• REQUIRED TASK:
Set aside the pictures and output only the lines from the one containing "Generate a Python" up to and including the one containing "import seaborn as sns".

• RECORDS SHOWN:
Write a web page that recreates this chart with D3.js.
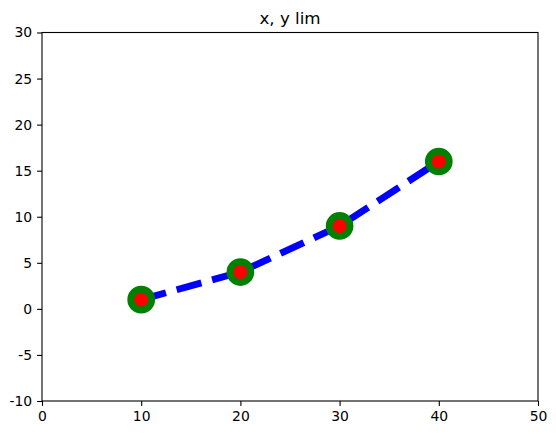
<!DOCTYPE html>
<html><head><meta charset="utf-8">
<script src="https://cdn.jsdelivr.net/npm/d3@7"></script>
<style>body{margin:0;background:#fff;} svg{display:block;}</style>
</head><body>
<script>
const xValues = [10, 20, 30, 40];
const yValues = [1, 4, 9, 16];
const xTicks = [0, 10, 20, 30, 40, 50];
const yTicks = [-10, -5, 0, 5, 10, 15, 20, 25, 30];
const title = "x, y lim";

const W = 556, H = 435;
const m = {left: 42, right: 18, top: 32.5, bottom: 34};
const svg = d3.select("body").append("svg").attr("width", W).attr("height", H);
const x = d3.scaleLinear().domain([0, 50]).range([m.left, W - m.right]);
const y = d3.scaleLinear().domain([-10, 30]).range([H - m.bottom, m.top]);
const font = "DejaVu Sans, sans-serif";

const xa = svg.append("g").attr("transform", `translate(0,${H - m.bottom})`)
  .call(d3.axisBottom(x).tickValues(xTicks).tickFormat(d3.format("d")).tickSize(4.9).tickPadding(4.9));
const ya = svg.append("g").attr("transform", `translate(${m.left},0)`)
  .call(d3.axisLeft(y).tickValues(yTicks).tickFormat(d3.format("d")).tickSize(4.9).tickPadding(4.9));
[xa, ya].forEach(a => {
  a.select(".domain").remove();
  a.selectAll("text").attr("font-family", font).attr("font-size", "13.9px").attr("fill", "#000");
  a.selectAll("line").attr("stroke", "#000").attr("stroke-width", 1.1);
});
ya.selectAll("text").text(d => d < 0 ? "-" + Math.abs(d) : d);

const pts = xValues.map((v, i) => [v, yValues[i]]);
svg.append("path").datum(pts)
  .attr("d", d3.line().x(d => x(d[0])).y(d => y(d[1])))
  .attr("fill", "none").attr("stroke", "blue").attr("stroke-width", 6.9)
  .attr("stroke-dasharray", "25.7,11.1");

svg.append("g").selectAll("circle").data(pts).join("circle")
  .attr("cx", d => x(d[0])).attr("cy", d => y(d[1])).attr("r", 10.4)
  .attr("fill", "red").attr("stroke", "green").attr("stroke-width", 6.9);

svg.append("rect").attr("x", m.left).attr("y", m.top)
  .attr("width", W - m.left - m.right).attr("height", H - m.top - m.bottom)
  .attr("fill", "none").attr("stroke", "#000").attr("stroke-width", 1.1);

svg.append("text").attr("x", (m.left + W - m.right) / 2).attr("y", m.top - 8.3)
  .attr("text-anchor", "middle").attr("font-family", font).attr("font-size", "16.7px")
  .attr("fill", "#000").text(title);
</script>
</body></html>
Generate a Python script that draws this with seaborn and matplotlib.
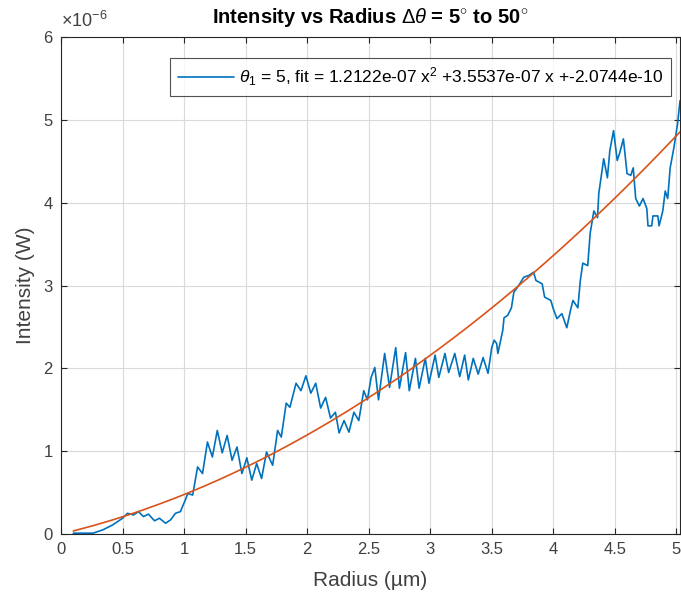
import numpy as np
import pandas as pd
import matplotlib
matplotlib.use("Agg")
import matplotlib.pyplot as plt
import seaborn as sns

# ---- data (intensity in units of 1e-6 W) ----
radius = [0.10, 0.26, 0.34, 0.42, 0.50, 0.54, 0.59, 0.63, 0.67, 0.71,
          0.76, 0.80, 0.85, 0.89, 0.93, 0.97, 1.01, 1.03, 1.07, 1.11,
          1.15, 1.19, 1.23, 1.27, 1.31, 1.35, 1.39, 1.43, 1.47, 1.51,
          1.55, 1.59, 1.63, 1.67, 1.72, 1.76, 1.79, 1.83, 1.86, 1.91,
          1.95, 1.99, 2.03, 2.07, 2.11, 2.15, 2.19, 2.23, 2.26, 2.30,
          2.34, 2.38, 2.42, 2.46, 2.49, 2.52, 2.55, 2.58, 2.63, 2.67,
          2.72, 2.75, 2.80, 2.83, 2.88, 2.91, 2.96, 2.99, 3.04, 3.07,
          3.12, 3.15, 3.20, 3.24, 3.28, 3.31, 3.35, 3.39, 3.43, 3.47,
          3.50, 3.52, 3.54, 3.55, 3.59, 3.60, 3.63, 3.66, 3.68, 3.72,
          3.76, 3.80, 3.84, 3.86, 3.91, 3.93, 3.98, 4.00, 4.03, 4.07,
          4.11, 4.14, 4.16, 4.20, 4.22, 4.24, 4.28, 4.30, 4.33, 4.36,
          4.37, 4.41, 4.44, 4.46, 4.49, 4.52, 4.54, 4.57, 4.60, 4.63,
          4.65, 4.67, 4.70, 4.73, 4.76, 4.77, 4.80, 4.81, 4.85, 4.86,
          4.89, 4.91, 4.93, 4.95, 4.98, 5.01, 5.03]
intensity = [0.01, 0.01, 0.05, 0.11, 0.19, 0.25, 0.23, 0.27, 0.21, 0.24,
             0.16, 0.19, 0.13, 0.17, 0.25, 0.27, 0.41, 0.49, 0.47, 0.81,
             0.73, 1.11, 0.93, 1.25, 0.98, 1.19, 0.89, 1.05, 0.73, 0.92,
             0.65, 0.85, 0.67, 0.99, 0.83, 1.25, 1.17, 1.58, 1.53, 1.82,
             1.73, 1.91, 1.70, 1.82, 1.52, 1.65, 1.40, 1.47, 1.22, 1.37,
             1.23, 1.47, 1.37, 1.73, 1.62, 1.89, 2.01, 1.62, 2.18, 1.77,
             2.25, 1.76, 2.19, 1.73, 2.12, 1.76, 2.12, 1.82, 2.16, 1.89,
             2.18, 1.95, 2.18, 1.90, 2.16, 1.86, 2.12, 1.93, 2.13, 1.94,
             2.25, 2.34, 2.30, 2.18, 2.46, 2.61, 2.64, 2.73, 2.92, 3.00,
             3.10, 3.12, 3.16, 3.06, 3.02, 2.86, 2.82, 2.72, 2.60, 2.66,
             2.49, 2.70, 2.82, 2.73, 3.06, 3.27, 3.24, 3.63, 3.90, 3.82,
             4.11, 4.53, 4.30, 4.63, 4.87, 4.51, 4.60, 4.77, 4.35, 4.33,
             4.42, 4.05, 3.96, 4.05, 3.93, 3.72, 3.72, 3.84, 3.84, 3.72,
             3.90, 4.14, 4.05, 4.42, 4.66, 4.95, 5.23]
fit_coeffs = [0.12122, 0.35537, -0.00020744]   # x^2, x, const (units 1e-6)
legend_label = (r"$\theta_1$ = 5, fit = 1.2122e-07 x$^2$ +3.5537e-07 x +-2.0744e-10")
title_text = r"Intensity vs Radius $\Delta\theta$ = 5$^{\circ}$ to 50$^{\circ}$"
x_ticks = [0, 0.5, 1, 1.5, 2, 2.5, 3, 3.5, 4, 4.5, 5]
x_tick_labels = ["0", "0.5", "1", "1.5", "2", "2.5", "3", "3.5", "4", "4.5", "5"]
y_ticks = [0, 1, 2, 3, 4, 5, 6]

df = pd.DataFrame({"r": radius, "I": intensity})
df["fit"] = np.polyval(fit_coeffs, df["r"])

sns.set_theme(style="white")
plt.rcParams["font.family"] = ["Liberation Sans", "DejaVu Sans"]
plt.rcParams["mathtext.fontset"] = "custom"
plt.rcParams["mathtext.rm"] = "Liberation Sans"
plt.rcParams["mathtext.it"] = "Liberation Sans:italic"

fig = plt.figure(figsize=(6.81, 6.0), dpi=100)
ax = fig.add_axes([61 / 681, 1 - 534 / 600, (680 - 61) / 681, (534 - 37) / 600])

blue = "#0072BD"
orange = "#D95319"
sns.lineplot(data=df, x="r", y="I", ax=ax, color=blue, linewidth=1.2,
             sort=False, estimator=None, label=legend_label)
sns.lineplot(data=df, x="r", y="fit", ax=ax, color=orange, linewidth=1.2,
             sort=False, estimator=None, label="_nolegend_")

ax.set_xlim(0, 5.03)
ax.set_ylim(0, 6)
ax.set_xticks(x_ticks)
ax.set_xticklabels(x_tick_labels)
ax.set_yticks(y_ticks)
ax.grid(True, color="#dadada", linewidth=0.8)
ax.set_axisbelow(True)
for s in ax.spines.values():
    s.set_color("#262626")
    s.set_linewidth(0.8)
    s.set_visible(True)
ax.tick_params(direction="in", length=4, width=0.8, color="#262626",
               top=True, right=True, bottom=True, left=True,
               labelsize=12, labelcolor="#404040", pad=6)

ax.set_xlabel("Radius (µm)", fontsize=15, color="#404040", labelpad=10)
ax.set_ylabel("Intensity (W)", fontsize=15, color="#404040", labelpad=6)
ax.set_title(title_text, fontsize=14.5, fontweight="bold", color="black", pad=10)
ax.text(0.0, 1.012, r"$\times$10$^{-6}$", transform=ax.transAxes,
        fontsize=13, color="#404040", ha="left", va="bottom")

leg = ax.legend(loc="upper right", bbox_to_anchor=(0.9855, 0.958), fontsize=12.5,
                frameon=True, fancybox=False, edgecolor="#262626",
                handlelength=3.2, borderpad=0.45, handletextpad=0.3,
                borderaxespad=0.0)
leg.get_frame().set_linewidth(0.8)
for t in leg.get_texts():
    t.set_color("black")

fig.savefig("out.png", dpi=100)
--
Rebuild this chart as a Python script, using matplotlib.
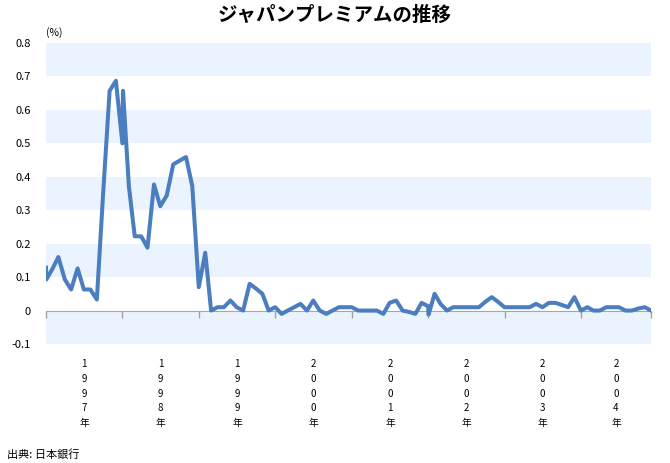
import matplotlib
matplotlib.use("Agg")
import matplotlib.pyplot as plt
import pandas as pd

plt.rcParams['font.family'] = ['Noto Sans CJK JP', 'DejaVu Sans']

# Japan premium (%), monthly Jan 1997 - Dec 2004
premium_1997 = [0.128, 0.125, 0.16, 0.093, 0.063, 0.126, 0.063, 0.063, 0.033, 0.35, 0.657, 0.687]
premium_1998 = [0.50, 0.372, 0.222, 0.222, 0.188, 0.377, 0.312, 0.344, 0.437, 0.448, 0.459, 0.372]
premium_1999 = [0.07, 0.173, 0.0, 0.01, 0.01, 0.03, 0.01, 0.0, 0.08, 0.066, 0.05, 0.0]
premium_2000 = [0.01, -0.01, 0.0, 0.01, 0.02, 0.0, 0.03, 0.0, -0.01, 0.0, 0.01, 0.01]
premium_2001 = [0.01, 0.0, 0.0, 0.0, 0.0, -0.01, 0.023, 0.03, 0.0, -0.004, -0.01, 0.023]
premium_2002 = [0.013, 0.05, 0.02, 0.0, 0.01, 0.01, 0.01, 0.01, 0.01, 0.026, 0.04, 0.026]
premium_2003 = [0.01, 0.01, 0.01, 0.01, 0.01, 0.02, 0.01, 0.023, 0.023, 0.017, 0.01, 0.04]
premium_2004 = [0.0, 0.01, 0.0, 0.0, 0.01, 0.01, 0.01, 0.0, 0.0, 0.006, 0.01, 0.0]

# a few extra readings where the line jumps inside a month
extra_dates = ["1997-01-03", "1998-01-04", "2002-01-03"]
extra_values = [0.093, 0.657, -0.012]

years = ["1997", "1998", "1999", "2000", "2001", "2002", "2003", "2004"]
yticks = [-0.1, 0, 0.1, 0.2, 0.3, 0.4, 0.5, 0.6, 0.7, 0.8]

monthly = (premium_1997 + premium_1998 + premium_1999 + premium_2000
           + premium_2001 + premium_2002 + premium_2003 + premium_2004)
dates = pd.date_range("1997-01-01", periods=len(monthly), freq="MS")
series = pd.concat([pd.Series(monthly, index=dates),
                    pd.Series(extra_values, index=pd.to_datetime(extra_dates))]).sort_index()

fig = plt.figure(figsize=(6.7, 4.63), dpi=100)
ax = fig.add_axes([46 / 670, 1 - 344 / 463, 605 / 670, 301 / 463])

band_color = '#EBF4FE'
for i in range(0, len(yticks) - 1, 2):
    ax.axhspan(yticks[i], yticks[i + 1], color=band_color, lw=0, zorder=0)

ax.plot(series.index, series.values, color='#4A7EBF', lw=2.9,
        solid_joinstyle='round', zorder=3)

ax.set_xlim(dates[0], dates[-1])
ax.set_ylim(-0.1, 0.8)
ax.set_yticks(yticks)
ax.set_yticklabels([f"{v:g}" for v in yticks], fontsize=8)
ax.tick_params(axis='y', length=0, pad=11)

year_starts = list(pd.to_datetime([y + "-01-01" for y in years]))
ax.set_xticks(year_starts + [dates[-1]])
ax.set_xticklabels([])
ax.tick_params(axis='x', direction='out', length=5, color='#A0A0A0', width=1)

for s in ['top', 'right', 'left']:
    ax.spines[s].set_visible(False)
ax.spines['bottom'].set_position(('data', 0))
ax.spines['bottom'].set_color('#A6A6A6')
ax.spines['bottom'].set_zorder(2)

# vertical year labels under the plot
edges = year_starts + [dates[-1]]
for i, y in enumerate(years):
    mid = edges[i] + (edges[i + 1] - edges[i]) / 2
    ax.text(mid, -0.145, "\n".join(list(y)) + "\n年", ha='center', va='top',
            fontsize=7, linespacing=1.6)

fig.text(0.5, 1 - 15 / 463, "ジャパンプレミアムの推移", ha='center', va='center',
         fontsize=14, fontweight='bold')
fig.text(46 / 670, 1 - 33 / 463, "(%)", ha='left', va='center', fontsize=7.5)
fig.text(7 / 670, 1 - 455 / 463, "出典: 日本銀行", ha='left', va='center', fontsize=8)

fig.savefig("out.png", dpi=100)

• RESPONSE TO THE EXERCISE:
Generate a Python script that draws this with seaborn and matplotlib.
import numpy as np
import pandas as pd
import matplotlib
matplotlib.use("Agg")
import matplotlib.pyplot as plt
import seaborn as sns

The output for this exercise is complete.